The study began by taking the medical history of 11 children, all of whom had a disorder due to mycobacteria infections, as the basis. All were discovered to have the same phenotype with the same mutation, which was located in the interferon-gamma (IFNGR) receptor, so the group began to explore what was causing this dysfunction.
The cell membrane can be likened to an ocean, a sea consisting mainly of lipids and proteins, in which there are islands made up of specific lipids such as cholesterol and sphingolipids. The membrane proteins are located on the islands and can only perform their function in these nanodomains.
The IFNGR receptor is one of these membrane proteins and undertakes to activate genes involved in a huge variety of cell processes, including defence against pathogens and cancer. The team discovered that a simple mutation in the chain of 337 aminoacids that form it allows a sugar to be added. This sugar is recognised by a protein in the family of extracellular proteins known as galectins. When that protein is added to the receptor, the receptor gets taken out of its nanodomain and becomes caught up in the actin filaments that form the cell's cytoskeleton. Once outside its nanodomain, the receptor becomes blocked and can no longer transmit the signal.
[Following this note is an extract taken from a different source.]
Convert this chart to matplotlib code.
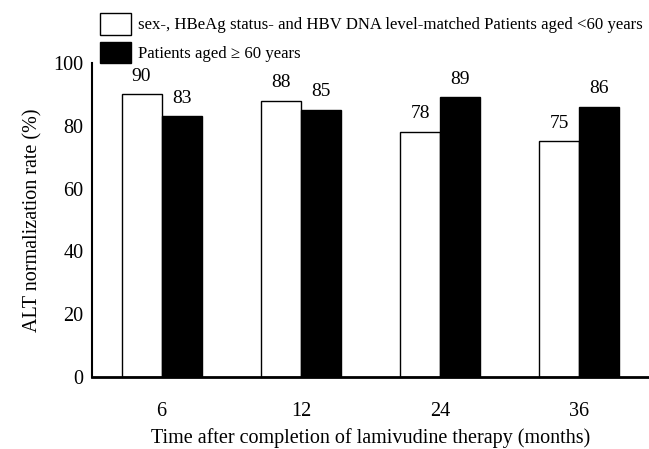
import numpy as np
import matplotlib.pyplot as plt
from matplotlib.patches import Patch

# ALT normalization rate after lamivudine, by age group
months = ['6', '12', '24', '36']
younger = [90, 88, 78, 75]   # matched patients aged <60
older = [83, 85, 89, 86]     # patients aged >= 60

plt.rcParams['font.family'] = ['Liberation Serif', 'DejaVu Serif']

fig = plt.figure(figsize=(6.49, 4.49), dpi=100)
ax = fig.add_axes([0.1418, 0.160, 0.858, 0.700])

x = np.arange(len(months))
w = 0.288
b1 = ax.bar(x - w / 2, younger, w, color='white', edgecolor='black', linewidth=1.0)
b2 = ax.bar(x + w / 2, older, w, color='black', edgecolor='black', linewidth=1.0)

for rect, v in zip(list(b1) + list(b2), younger + older):
    ax.annotate(str(v), (rect.get_x() + rect.get_width() / 2, v),
                xytext=(0, 7), textcoords='offset points',
                ha='center', va='bottom', fontsize=14)

ax.set_xlim(-0.5, 3.5)
ax.set_ylim(0, 100)
ax.set_yticks([0, 20, 40, 60, 80, 100])
ax.set_xticks(x)
ax.set_xticklabels(months)
ax.tick_params(length=0, labelsize=14.5)
ax.tick_params(axis='x', pad=18)
ax.tick_params(axis='y', pad=6)
for s in ['top', 'right']:
    ax.spines[s].set_visible(False)
ax.spines['bottom'].set_linewidth(2)
ax.spines['left'].set_linewidth(1.5)

ax.set_xlabel('Time after completion of lamivudine therapy (months)', fontsize=14.5, labelpad=5)
ax.set_ylabel('ALT normalization rate (%)', fontsize=14.5, labelpad=8)

handles = [Patch(facecolor='white', edgecolor='black', linewidth=1.0),
           Patch(facecolor='black', edgecolor='black')]
labels = ['sex-, HBeAg status- and HBV DNA level-matched Patients aged <60 years',
          'Patients aged \u2265 60 years']
fig.legend(handles, labels, loc='upper left', bbox_to_anchor=(0.154, 0.971),
           frameon=False, fontsize=12.1, borderpad=0, borderaxespad=0,
           handlelength=1.86, handleheight=1.6, handletextpad=0.4, labelspacing=0.42)

fig.savefig('out.png', dpi=100)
"The research provides direct evidence on the fundamental role that certain lipid nanodomains play in the activation and regulation of cell signalling mediated by the IFNGR receptor. What is more, the results of this work stress the need to study the interaction between galectins and highly glycosylated membrane receptors and the link with various congenital diseases," pointed out Xabier Contreras. The study is also offering possible therapeutic targets for treating patients who are carriers of the IFNGR receptor mutation.